Schwetzingen Palace began as a modest hunting lodge before evolving during the 18th century into the elegant summer residence of the Electors Palatine. It was never intended to rival Mannheim in sheer scale or ceremony. Quite the opposite. Schwetzingen was designed as a retreat — a place for leisure, music, conversation, and escape during the warmer months. The palace reflects this lighter spirit. Its architecture feels graceful rather than overpowering, and even the interiors possess a surprising intimacy compared with the theatrical grandeur of Mannheim.

Osterley Park emerged from an entirely different world. The estate was transformed in the late 18th century by the enormously wealthy Child family, whose fortune came from banking. The family hired the celebrated architect Robert Adam to completely modernize the house into one of the great Neo-Classical showpieces of Georgian England. But unlike Schwetzingen, Osterley was never truly a primary family residence. It was, in many respects, a spectacular party house — a place to entertain London society just beyond the smoky city limits. Guests came for weekends of dining, music, conversation, and display. The house was less about governance or courtly retreat and more about social theater.

The similarities between the two homes are nonetheless striking. Both emerged during the height of European Neoclassicism, when aristocrats and wealthy elites across Europe became obsessed with the rediscovery of ancient Rome and Greece. At Osterley, Robert Adam translated this into restrained elegance, symmetry, delicate plasterwork, pastel-colored interiors, and exquisitely choreographed sequences of rooms. At Schwetzingen, the same classical impulses appear somewhat differently — filtered through continental court traditions and mixed with lingering Rococo influences. The result feels softer, more playful, and in some ways more romantic.
In both estates, the grounds are as important as the houses themselves. Indeed, one could argue they are the true masterpieces.

At Schwetzingen, the gardens unfold as a kind of Enlightenment fantasy landscape. Formal French geometry gradually gives way to more naturalistic English-style landscapes, hidden pavilions, sculptures, and perhaps most famously, the extraordinary mosque folly — built not for worship, but as a celebration of exoticism, philosophy, and intellectual curiosity during the Enlightenment.
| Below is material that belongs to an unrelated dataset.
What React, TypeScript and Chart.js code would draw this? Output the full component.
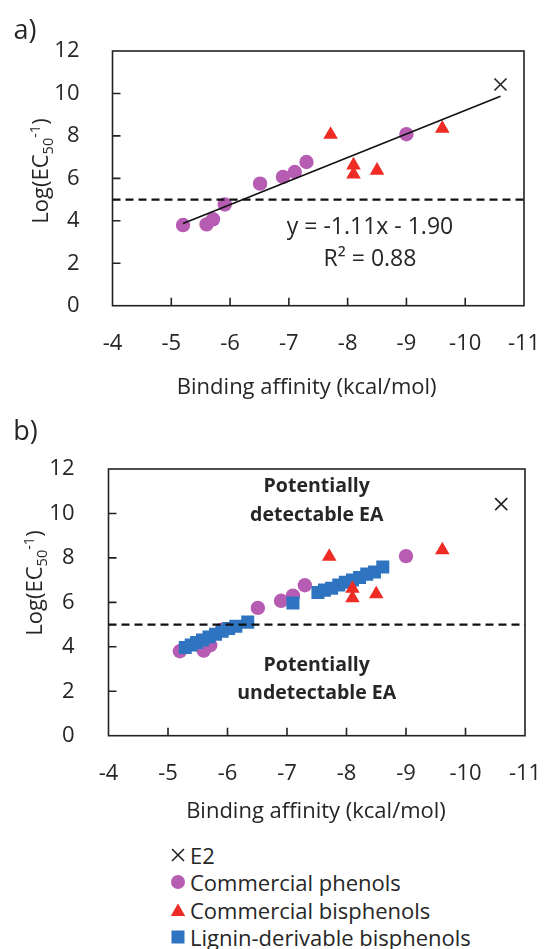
import React, { useEffect, useRef } from "react";
import { Chart, registerables } from "chart.js";

Chart.register(...registerables);

// ---------- data ----------
const xMin = -11;
const xMax = -4;
const yMin = 0;
const yMax = 12;
const xTickMarks = [-5, -6, -7, -8, -9, -10];
const yTickMarks = [2, 4, 6, 8, 10];

const seriesNames = ["E2", "Commercial phenols", "Commercial bisphenols", "Lignin-derivable bisphenols"];

const e2X = [-10.6];
const e2Y = [10.42];

const phenolX = [-5.2, -5.6, -5.71, -5.91, -6.51, -6.9, -7.1, -7.3, -9.0];
const phenolY = [3.8, 3.83, 4.07, 4.77, 5.75, 6.07, 6.3, 6.77, 8.08];

const bisphenolX = [-7.71, -8.1, -8.1, -8.5, -9.61];
const bisphenolY = [8.06, 6.62, 6.19, 6.37, 8.35];

const ligninX = [-5.29, -5.39, -5.48, -5.58, -5.69, -5.8, -5.91, -6.02, -6.14, -6.34, -7.1, -7.52, -7.63, -7.75, -7.87, -7.98, -8.1, -8.22, -8.34, -8.47, -8.61];
const ligninY = [3.97, 4.08, 4.19, 4.31, 4.44, 4.57, 4.7, 4.82, 4.93, 5.11, 5.97, 6.44, 6.55, 6.63, 6.78, 6.9, 7.01, 7.12, 7.27, 7.37, 7.59];

const thresholdY = 5;
const trendSlope = -1.11;
const trendIntercept = -1.9;
const trendXStart = -5.2;
const trendXEnd = -10.6;

const eqText = "y = -1.11x - 1.90";
const r2Text = "R² = 0.88";
const upperText = ["Potentially", "detectable EA"];
const lowerText = ["Potentially", "undetectable EA"];
const xTitle = "Binding affinity (kcal/mol)";

// ---------- styles ----------
const FONT = '"Open Sans", "DejaVu Sans", sans-serif';
const TEXT = "#262626";
const AXIS = "#222222";
const PURPLE = "#B75CB3";
const RED = "#EE2B25";
const BLUE = "#2E74C0";

const pts = (xs: number[], ys: number[]) => xs.map((x, i) => ({ x, y: ys[i] }));

type Ann = { text: string; x: number; y: number; size: number; weight: string };

interface PanelSpec {
  height: number;
  padTop: number;
  padRight: number;
  yAxisWidth: number;
  xAxisHeight: number;
  xTickGap: number;
  yTickPad: number;
  label: string;
  labelPos: [number, number];
  yTitlePos: [number, number];
  xTitlePos: [number, number];
  annotations: Ann[];
  withTrend: boolean;
  withLignin: boolean;
}

function drawYTitle(ctx: CanvasRenderingContext2D, cx: number, cy: number) {
  const parts = [
    { t: "Log(EC", size: 22, dy: 0 },
    { t: "50", size: 14.5, dy: 5 },
    { t: "-1", size: 14.5, dy: -8 },
    { t: ")", size: 22, dy: 0 },
  ];
  ctx.save();
  ctx.translate(cx, cy);
  ctx.rotate(-Math.PI / 2);
  ctx.fillStyle = TEXT;
  ctx.textBaseline = "alphabetic";
  ctx.textAlign = "left";
  let total = 0;
  const widths = parts.map((p) => {
    ctx.font = `${p.size}px ${FONT}`;
    const w = ctx.measureText(p.t).width;
    total += w;
    return w;
  });
  let x = -total / 2;
  const base = 7.8;
  parts.forEach((p, i) => {
    ctx.font = `${p.size}px ${FONT}`;
    ctx.fillText(p.t, x, base + p.dy);
    x += widths[i];
  });
  ctx.restore();
}

function makeDecor(spec: PanelSpec) {
  return {
    id: "decor",
    beforeDatasetsDraw(chart: any) {
      const { ctx, chartArea: a, scales } = chart;
      ctx.save();
      ctx.strokeStyle = AXIS;
      ctx.lineWidth = 1.6;
      ctx.strokeRect(a.left, a.top, a.right - a.left, a.bottom - a.top);
      ctx.beginPath();
      for (const v of xTickMarks) {
        const p = scales.x.getPixelForValue(v);
        ctx.moveTo(p, a.bottom);
        ctx.lineTo(p, a.bottom - 8);
      }
      for (const v of yTickMarks) {
        const p = scales.y.getPixelForValue(v);
        ctx.moveTo(a.left, p);
        ctx.lineTo(a.left + 8, p);
      }
      ctx.stroke();
      ctx.restore();
    },
    afterDraw(chart: any) {
      const { ctx, scales } = chart;
      ctx.save();
      ctx.fillStyle = TEXT;
      ctx.textAlign = "center";
      ctx.textBaseline = "middle";
      ctx.font = `27px ${FONT}`;
      ctx.fillText(spec.label, spec.labelPos[0], spec.labelPos[1]);
      ctx.font = `22px ${FONT}`;
      ctx.fillText(xTitle, spec.xTitlePos[0], spec.xTitlePos[1]);
      for (const an of spec.annotations) {
        ctx.font = `${an.weight} ${an.size}px ${FONT}`;
        ctx.fillText(an.text, scales.x.getPixelForValue(an.x), scales.y.getPixelForValue(an.y));
      }
      ctx.restore();
      drawYTitle(ctx, spec.yTitlePos[0], spec.yTitlePos[1]);
    },
  };
}

function buildConfig(spec: PanelSpec): any {
  const datasets: any[] = [
    {
      label: "threshold",
      data: [
        { x: xMax, y: thresholdY },
        { x: xMin, y: thresholdY },
      ],
      showLine: true,
      pointRadius: 0,
      borderColor: "#111111",
      borderWidth: 2.4,
      borderDash: [8, 5],
    },
  ];
  if (spec.withTrend) {
    datasets.push({
      label: "trend",
      data: [
        { x: trendXStart, y: trendSlope * trendXStart + trendIntercept },
        { x: trendXEnd, y: trendSlope * trendXEnd + trendIntercept },
      ],
      showLine: true,
      pointRadius: 0,
      borderColor: "#111111",
      borderWidth: 1.6,
    });
  }
  datasets.push({
    label: seriesNames[0],
    data: pts(e2X, e2Y),
    pointStyle: "crossRot",
    pointRadius: 8.5,
    borderColor: "#222222",
    borderWidth: 1.6,
    backgroundColor: "#222222",
  });
  datasets.push({
    label: seriesNames[2],
    data: pts(bisphenolX, bisphenolY),
    pointStyle: "triangle",
    pointRadius: 8.4,
    borderWidth: 0,
    backgroundColor: RED,
    borderColor: RED,
  });
  if (spec.withLignin) {
    datasets.push({
      label: seriesNames[3],
      data: pts(ligninX, ligninY),
      pointStyle: "rect",
      pointRadius: 9.2,
      borderWidth: 0,
      backgroundColor: BLUE,
      borderColor: BLUE,
    });
  }
  datasets.push({
    label: seriesNames[1],
    data: pts(phenolX, phenolY),
    pointStyle: "circle",
    pointRadius: 7.2,
    borderWidth: 0,
    backgroundColor: PURPLE,
    borderColor: PURPLE,
  });

  return {
    type: "scatter",
    data: { datasets },
    options: {
      animation: false,
      responsive: false,
      events: [],
      layout: { padding: { top: spec.padTop, right: spec.padRight, left: 0, bottom: 0 } },
      plugins: { legend: { display: false }, tooltip: { enabled: false } },
      scales: {
        x: {
          type: "linear",
          min: xMin,
          max: xMax,
          reverse: true,
          ticks: {
            stepSize: 1,
            padding: 0,
            color: TEXT,
            autoSkip: false,
            maxRotation: 0,
            font: { family: FONT, size: 22 },
          },
          grid: {
            display: true,
            drawOnChartArea: false,
            drawTicks: true,
            tickLength: spec.xTickGap,
            tickColor: "rgba(0,0,0,0)",
          },
          border: { display: false },
          afterFit: (s: any) => {
            s.height = spec.xAxisHeight;
          },
        },
        y: {
          type: "linear",
          min: yMin,
          max: yMax,
          ticks: {
            stepSize: 2,
            padding: spec.yTickPad,
            color: TEXT,
            font: { family: FONT, size: 22 },
          },
          grid: { display: false },
          border: { display: false },
          afterFit: (s: any) => {
            s.width = spec.yAxisWidth;
          },
        },
      },
    },
    plugins: [makeDecor(spec)],
  };
}

const specA: PanelSpec = {
  height: 410,
  padTop: 51,
  padRight: 20,
  yAxisWidth: 112.5,
  xAxisHeight: 104.3,
  xTickGap: 24.5,
  yTickPad: 25,
  label: "a)",
  labelPos: [25, 31],
  yTitlePos: [40, 171],
  xTitlePos: [306.7, 388],
  annotations: [
    { text: eqText, x: -8.38, y: 3.67, size: 23, weight: "normal" },
    { text: r2Text, x: -8.38, y: 2.16, size: 23, weight: "normal" },
  ],
  withTrend: true,
  withLignin: false,
};

const specB: PanelSpec = {
  height: 430,
  padTop: 59,
  padRight: 19,
  yAxisWidth: 108.5,
  xAxisHeight: 104.3,
  xTickGap: 24.5,
  yTickPad: 26,
  label: "b)",
  labelPos: [25.5, 22],
  yTitlePos: [34, 173],
  xTitlePos: [316, 401.7],
  annotations: [
    { text: upperText[0], x: -7.5, y: 11.2, size: 19.5, weight: "bold" },
    { text: upperText[1], x: -7.5, y: 9.92, size: 19.5, weight: "bold" },
    { text: lowerText[0], x: -7.5, y: 3.18, size: 19.5, weight: "bold" },
    { text: lowerText[1], x: -7.5, y: 1.88, size: 19.5, weight: "bold" },
  ],
  withTrend: false,
  withLignin: true,
};

function Panel({ spec, top }: { spec: PanelSpec; top: number }) {
  const ref = useRef<HTMLCanvasElement | null>(null);
  useEffect(() => {
    const canvas = ref.current;
    if (!canvas) return;
    let chart: Chart | null = null;
    let cancelled = false;
    const build = () => {
      if (cancelled) return;
      chart = new Chart(canvas, buildConfig(spec));
    };
    const fonts: any = (document as any).fonts;
    if (fonts && fonts.load) {
      Promise.all([fonts.load(`22px "Open Sans"`), fonts.load(`bold 20px "Open Sans"`)]).then(build, build);
    } else {
      build();
    }
    return () => {
      cancelled = true;
      if (chart) chart.destroy();
    };
  }, [spec]);
  return (
    <canvas
      ref={ref}
      width={544}
      height={spec.height}
      style={{ position: "absolute", left: 0, top, width: 544, height: spec.height }}
    />
  );
}

function LegendSymbol({ kind }: { kind: number }) {
  if (kind === 0)
    return (
      <svg width="16" height="16" viewBox="0 0 16 16">
        <line x1="2" y1="2" x2="14" y2="14" stroke="#222" strokeWidth="1.6" />
        <line x1="14" y1="2" x2="2" y2="14" stroke="#222" strokeWidth="1.6" />
      </svg>
    );
  if (kind === 1)
    return (
      <svg width="16" height="16" viewBox="0 0 16 16">
        <circle cx="8" cy="8" r="7" fill={PURPLE} />
      </svg>
    );
  if (kind === 2)
    return (
      <svg width="16" height="16" viewBox="0 0 16 16">
        <polygon points="8,1.5 15.2,14 0.8,14" fill={RED} />
      </svg>
    );
  return (
    <svg width="16" height="16" viewBox="0 0 16 16">
      <rect x="1.5" y="1.5" width="13" height="13" fill={BLUE} />
    </svg>
  );
}

const legendRowCenters = [855, 882.3, 909.6, 936.9];

export default function App() {
  return (
    <div style={{ position: "absolute", left: 0, top: 0, width: 544, height: 949, background: "#fff", overflow: "hidden" }}>
      <Panel spec={specA} top={0} />
      <Panel spec={specB} top={410} />
      {seriesNames.map((name, i) => (
        <div
          key={name}
          style={{
            position: "absolute",
            left: 170,
            top: legendRowCenters[i] - 14,
            height: 28,
            display: "flex",
            alignItems: "center",
            fontFamily: FONT,
            fontSize: 22,
            color: TEXT,
            whiteSpace: "nowrap",
          }}
        >
          <span style={{ width: 20, display: "inline-flex", alignItems: "center" }}>
            <LegendSymbol kind={i} />
          </span>
          <span>{name}</span>
        </div>
      ))}
    </div>
  );
}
Wandering the grounds feels almost cinematic, each pathway revealing another carefully staged surprise.
At Osterley, the parkland reflects the English landscape tradition at its height — broad lawns, reflective lakes, carefully framed views, and an idealized version of nature designed to appear effortless despite enormous human intervention. Today, with airplanes descending toward nearby Heathrow overhead, the contrast between pastoral illusion and modern London adds an oddly poignant layer to the experience.
What also fascinated us was how both estates have gradually transitioned from private privilege into public stewardship. Osterley eventually came into the care of the National Trust, preserving it for the public as both architectural treasure and urban green refuge. Schwetzingen Palace similarly passed into state ownership and is now maintained by the German state of Baden-Württemberg as an important cultural and historical monument.
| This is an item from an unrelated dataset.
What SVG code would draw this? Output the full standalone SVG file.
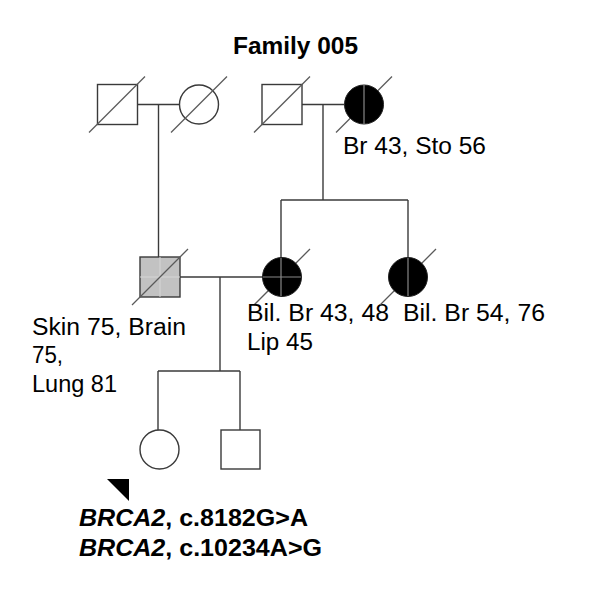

And like so many historic estates across Europe, both are now confronting an entirely modern challenge their original builders never imagined: climate change. At Osterley, gardeners are increasingly experimenting with drought-resistant planting, adapting lawns and landscapes to hotter, drier English summers. At Schwetzingen, changing rainfall patterns and rising temperatures threaten delicate historic plantings and place pressure on water management systems designed centuries ago. It is strangely moving to realize that these landscapes — built to project permanence and control over nature — must now themselves adapt to nature’s unpredictability.
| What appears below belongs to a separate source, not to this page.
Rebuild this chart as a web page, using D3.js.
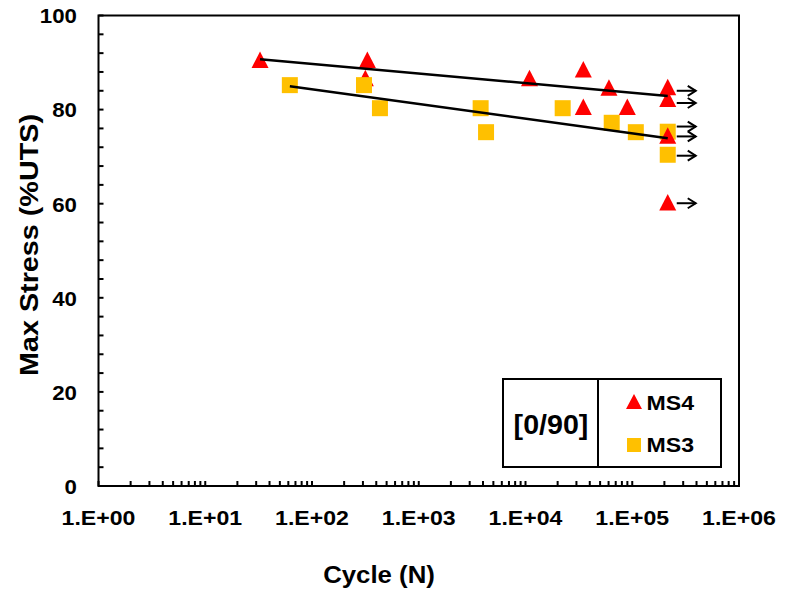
<!DOCTYPE html>
<html>
<head>
<meta charset="utf-8">
<script src="https://cdn.jsdelivr.net/npm/d3@7"></script>
<style>
  html, body { margin: 0; padding: 0; background: #fff; }
  svg text { font-family: "Liberation Sans", Arial, sans-serif; font-weight: bold; fill: #000; }
</style>
</head>
<body>
<svg id="chart" width="787" height="598"></svg>
<script>
// S-N data for [0/90] laminates: cycles to failure and max stress (%UTS)
const ms4Cycles = [32.6, 330, 316, 10900, 34800, 34800, 60500, 89900, 215000, 215000, 215000, 215000];
const ms4Stress = [90.6, 90.6, 86.7, 86.7, 88.6, 80.6, 84.7, 80.6, 84.8, 82.3, 74.5, 60.3];
const ms4Runout = [false, false, false, false, false, false, false, false, true, true, true, true];

const ms3Cycles = [62, 307, 433, 3800, 4270, 22300, 64200, 108000, 215000, 215000];
const ms3Stress = [85.2, 85.2, 80.3, 80.3, 75.2, 80.3, 77.2, 75.2, 75.3, 70.4];

// run-out arrows (specimens that did not fail)
const runoutCycles = [215000, 215000, 215000, 215000, 215000, 215000];
const runoutStress = [84.0, 81.4, 76.4, 74.3, 70.2, 60.1];

// log-linear trend lines: stress = a + b * log10(N)
const trendA = [93.79, 90.58];
const trendB = [-2.04, -3.126];

const xTickValues = [1, 10, 100, 1000, 10000, 100000, 1000000];
const xTickLabels = ["1.E+00", "1.E+01", "1.E+02", "1.E+03", "1.E+04", "1.E+05", "1.E+06"];
const yTickValues = [0, 20, 40, 60, 80, 100];

const svg = d3.select("#chart");
const pLeft = 98.5, pRight = 739, pTop = 15.5, pBottom = 486;

const x = d3.scaleLog().domain([1, 1e6]).range([pLeft, pRight]);
const y = d3.scaleLinear().domain([0, 100]).range([pBottom, pTop]);

const red = "#FF0000", gold = "#FFC000";

// widen glyphs slightly along the text direction
function widen(sel, f) {
  sel.each(function () {
    const w = this.getComputedTextLength();
    d3.select(this).attr("textLength", w * f).attr("lengthAdjust", "spacingAndGlyphs");
  });
  return sel;
}

// triangle marker centred on its bounding box
function triPath(w, h) {
  return `M0,${-h / 2}L${w / 2},${h / 2}L${-w / 2},${h / 2}Z`;
}
function sqPath(s) {
  return `M${-s / 2},${-s / 2}h${s}v${s}h${-s}Z`;
}

// minor ticks (inward)
const xMinor = [];
for (let e = 0; e < 6; e++) for (let k = 2; k <= 9; k++) xMinor.push(k * Math.pow(10, e));
const yMinor = d3.range(0, 101, 4).filter(v => v % 20 !== 0);

const gt = svg.append("g");
gt.selectAll("line.xt").data(xMinor.concat(xTickValues)).join("line")
  .attr("x1", d => x(d)).attr("x2", d => x(d))
  .attr("y1", pBottom).attr("y2", pBottom - 5)
  .attr("stroke", "#000").attr("stroke-width", 2);
gt.selectAll("line.yt").data(yMinor.concat(yTickValues)).join("line")
  .attr("x1", pLeft).attr("x2", pLeft + 5)
  .attr("y1", d => y(d)).attr("y2", d => y(d))
  .attr("stroke", "#000").attr("stroke-width", 2);

// frame
svg.append("rect").attr("x", pLeft).attr("y", pTop)
  .attr("width", pRight - pLeft).attr("height", pBottom - pTop)
  .attr("fill", "none").attr("stroke", "#000").attr("stroke-width", 2);

// tick labels
widen(svg.selectAll("text.xl").data(xTickValues).join("text")
  .attr("x", d => x(d)).attr("y", 525)
  .attr("text-anchor", "middle").attr("font-size", 21)
  .text((d, i) => xTickLabels[i]), 1.1);
widen(svg.selectAll("text.yl").data(yTickValues).join("text")
  .attr("x", 77).attr("y", d => y(d) + 7.8)
  .attr("text-anchor", "end").attr("font-size", 21)
  .text(d => d), 1.06);

// axis titles
widen(svg.append("text").attr("x", 379).attr("y", 583)
  .attr("text-anchor", "middle").attr("font-size", 23).text("Cycle (N)"), 1.12);
widen(svg.append("text").attr("transform", "translate(38,245) rotate(-90)")
  .attr("text-anchor", "middle").attr("font-size", 25).text("Max Stress (%UTS)"), 1.15);

const ms4 = ms4Cycles.map((c, i) => ({ c, s: ms4Stress[i], r: ms4Runout[i] }));
const ms3 = ms3Cycles.map((c, i) => ({ c, s: ms3Stress[i] }));

function drawTri(data) {
  svg.append("g").selectAll("path").data(data).join("path")
    .attr("d", triPath(17, 16.5))
    .attr("transform", d => `translate(${x(d.c)},${y(d.s)})`)
    .attr("fill", red);
}
drawTri(ms4.filter(d => !d.r));
svg.append("g").selectAll("path").data(ms3).join("path")
  .attr("d", sqPath(16))
  .attr("transform", d => `translate(${x(d.c)},${y(d.s)})`)
  .attr("fill", gold);
drawTri(ms4.filter(d => d.r));

// trend lines across each series' cycle range
[ms4, ms3].forEach((series, k) => {
  const ext = d3.extent(series, d => d.c);
  svg.append("line")
    .attr("x1", x(ext[0])).attr("y1", y(trendA[k] + trendB[k] * Math.log10(ext[0])))
    .attr("x2", x(ext[1])).attr("y2", y(trendA[k] + trendB[k] * Math.log10(ext[1])))
    .attr("stroke", "#000").attr("stroke-width", 2.5);
});

// run-out arrows
const ar = svg.append("g").attr("stroke", "#000").attr("stroke-width", 2).attr("fill", "none");
runoutCycles.forEach((c, i) => {
  const x0 = x(c) + 9, x1 = x0 + 19, yy = y(runoutStress[i]);
  ar.append("line").attr("x1", x0).attr("x2", x1).attr("y1", yy).attr("y2", yy);
  ar.append("path").attr("d", `M${x1 - 8},${yy - 5}L${x1},${yy}L${x1 - 8},${yy + 5}`);
});

// legend
const lg = svg.append("g");
lg.append("rect").attr("x", 503).attr("y", 379).attr("width", 218).attr("height", 88)
  .attr("fill", "#fff").attr("stroke", "#000").attr("stroke-width", 2);
lg.append("line").attr("x1", 598).attr("x2", 598).attr("y1", 379).attr("y2", 467)
  .attr("stroke", "#000").attr("stroke-width", 2);
widen(lg.append("text").attr("x", 551).attr("y", 434).attr("text-anchor", "middle")
  .attr("font-size", 27).text("[0/90]"), 1.06);
lg.append("path").attr("d", triPath(16, 15)).attr("transform", "translate(634,401.5)").attr("fill", red);
widen(lg.append("text").attr("x", 646.5).attr("y", 409.5).attr("font-size", 21).text("MS4"), 1.1);
lg.append("path").attr("d", sqPath(14)).attr("transform", "translate(634,445)").attr("fill", gold);
widen(lg.append("text").attr("x", 646.5).attr("y", 452).attr("font-size", 21).text("MS3"), 1.1);
</script>
</body>
</html>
In the end, though, perhaps our favorite comparison between the two estates was unintentionally comic. Osterley has a delightful café tucked inside the old stables, bustling with walkers, families, and tea drinkers. Schwetzingen also advertised a café on the grounds. We eagerly searched for it after several hours wandering the gardens, only to discover it was closed because the restaurant owner had died. No dramatic explanation. No temporary sign. Just closed. Somehow it felt oddly appropriate in a place where centuries of history constantly remind you that, in the long sweep of time, reopening the café is probably a fairly minor concern.